Volatility, hit frequency and how symbol distribution dictates risk
Volatility (also called variance) describes how often and how big wins tend to be. Symbol distribution — the hidden weighting of symbols on virtual reels — is the main technical driver behind volatility. Two games can look identical but behave very differently if high-value symbols are rarer on one than the other.
Practical patterns to watch for:
- Low volatility: More frequent wins, smaller payouts. Expect many low-value symbols (playing cards, small fruit icons) and regular scatter triggers for modest bonuses.
- Medium volatility: A mix of small steady payouts and occasional larger hits, often with wild multipliers and stacked features.
- High volatility: Rare but big payouts. High-value themed symbols, big multipliers, and bonus-heavy mechanics dominate, but scatter and wild appearances are less frequent.
Remember: volatility doesn’t change the game’s theoretical return (RTP) but it does affect bankroll swings. If you prefer longer sessions with small fluctuations, pick low-to-medium volatility; if you can absorb dry spells chasing bigger wins, high volatility may suit you better.
Read the paytable and use symbols to shape your bankroll strategy
Before you spin, open the paytable. It tells you exact payouts, how many symbols trigger features, whether scatters pay anywhere, whether wilds substitute on bonus rounds, and any spin multipliers. Also check the max win and whether the game contributes to progressives or jackpots.
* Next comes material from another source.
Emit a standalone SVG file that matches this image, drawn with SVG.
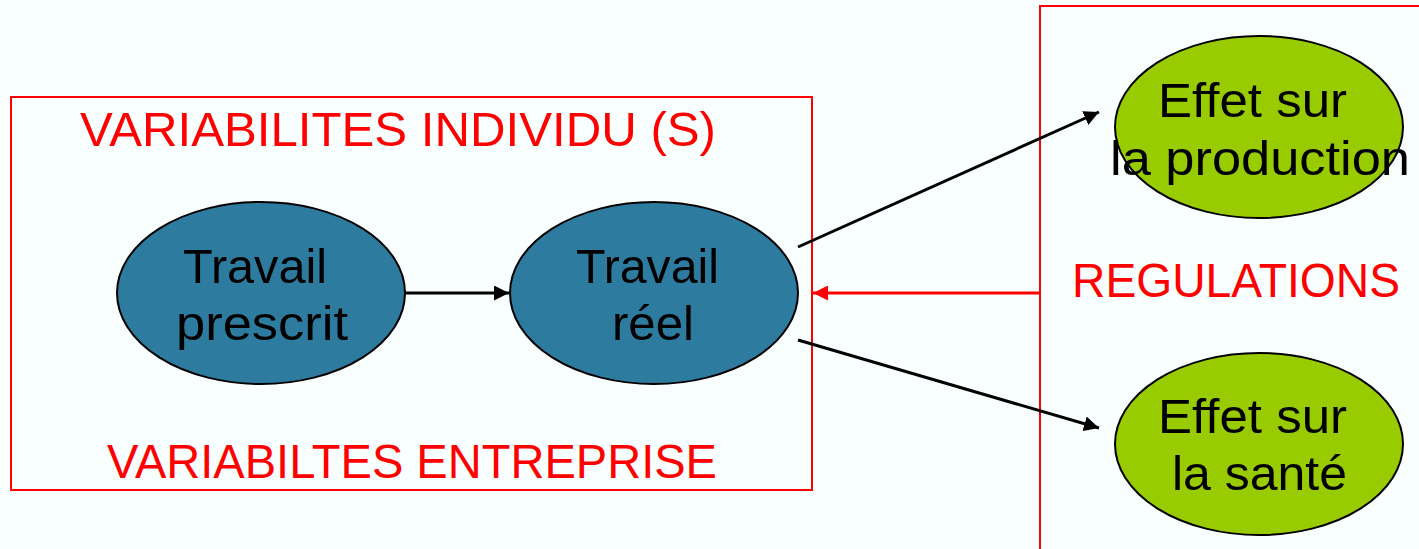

Simple strategy adjustments based on symbol behavior:
- If scatters trigger free spins and they pay anywhere, smaller bets across more spins can give you more chances at the trigger without overspending.
- When stacked or sticky wilds are common, increasing bet size slightly can be justified since these features create clustered wins across many paylines.
- For high-volatility titles with big multipliers, set a session budget and a stop-win limit — long losing runs are normal, and staying disciplined preserves your bankroll.
Use demo mode to observe symbol patterns and feature frequency before betting real money. That quick reconnaissance helps you match bet size and session length to the game’s symbol-driven behavior rather than chasing appearances alone.
Play smarter: next steps and safer habits
Keep curiosity and discipline together. Learn by doing (use demo modes), set clear session limits, and focus on understanding one game at a time rather than chasing hits. Treat symbol behavior as part of a wider approach that includes bankroll control, game selection, and knowing when to stop.
Practical next steps
- Try a few spins in demo to observe symbol frequency and feature triggers without risking money.
- Open the paytable every time you try a new game so you aren’t surprised by feature rules or symbol priorities.
- Set a session budget and a stop-win limit before you play; stick to them to manage variance and preserve enjoyment.
- If gambling stops being fun or you need help, seek professional resources for support and advice.
Approach slots as entertainment: understand the symbols, respect the randomness, and make choices that keep your play controlled and enjoyable.